When a Parent Is in Prison
Approximately 3 million children in the United States have a parent in prison. Most teachers have these children in their classrooms. These young people face unique challenges that affect their classroom behavior and learning.
Many of them, often being raised by grandparents or foster parents, share the ache of separation that any child who doesn't have regular contact with one or both parents experiences. Added to this are the particular pains of having parents in prison: shame and isolation; a sense of guilt for their parents’ condition; anger at their parents and others; and anxiety about themselves, their parents, and their caregivers. “We have to grow up fast,” the older children I’ve spoken to often say.

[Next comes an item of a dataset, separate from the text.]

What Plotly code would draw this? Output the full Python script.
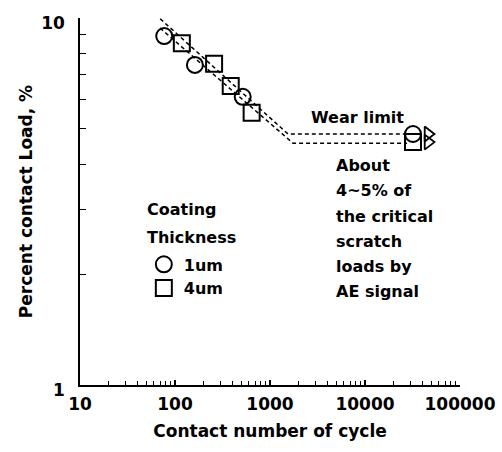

In a misplaced attempt to shield such children, caregivers often withhold the truth from them. As the children mature, they often suspect that something is wrong. And when the truth does come out, they experience a sense of betrayal and mistrust that affects their relationships and their view of the world.

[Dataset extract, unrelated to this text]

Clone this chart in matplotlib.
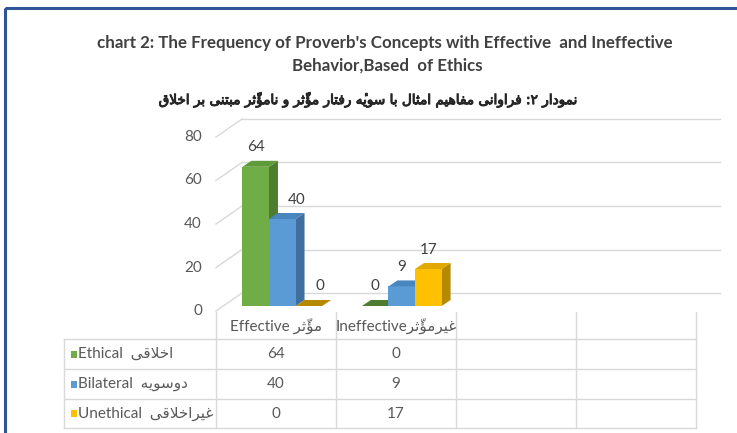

Not surprisingly, many children who have one or both parents in prison have emotional, behavioral, and educational problems at a rate higher than other children. Many suffer from attachment disorders. All too often, this trauma is passed on to those around them and to future generations. Marie Scott is serving a life sentence. Her parents were in prison, as was her son. She calls this “intergenerational incarceration.”
Our book What Will Happen to Me? is intended to give voice and visibility to these often-forgotten children who are so profoundly affected by policies that do not take their needs into account. Rather than speak for them, my co-author Lorraine Stutzman Amstutz and I wanted to provide an opportunity for them to speak for themselves. We also wanted to provide suggestions for caregivers—grandparents, social workers, and teachers—who are responsible for these children.

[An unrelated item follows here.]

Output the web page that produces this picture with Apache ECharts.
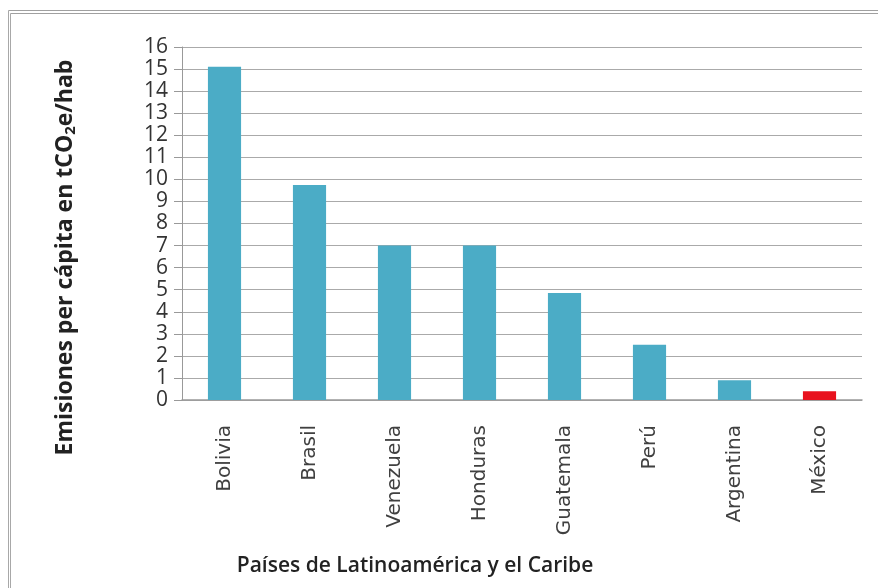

In our interviews with these young people, we found that teachers played a significant role in their lives, both negatively and positively. When teachers were unaware of or insensitive to what was going on with these children, it compounded their sense of shame, isolation, and trauma. Teachers who were attentive to the needs of these students often played pivotal roles in their lives. Indeed, for some children, their teachers were their salvation.
We hope the messages of these photos and words will be helpful to those who are involved in these children’s lives.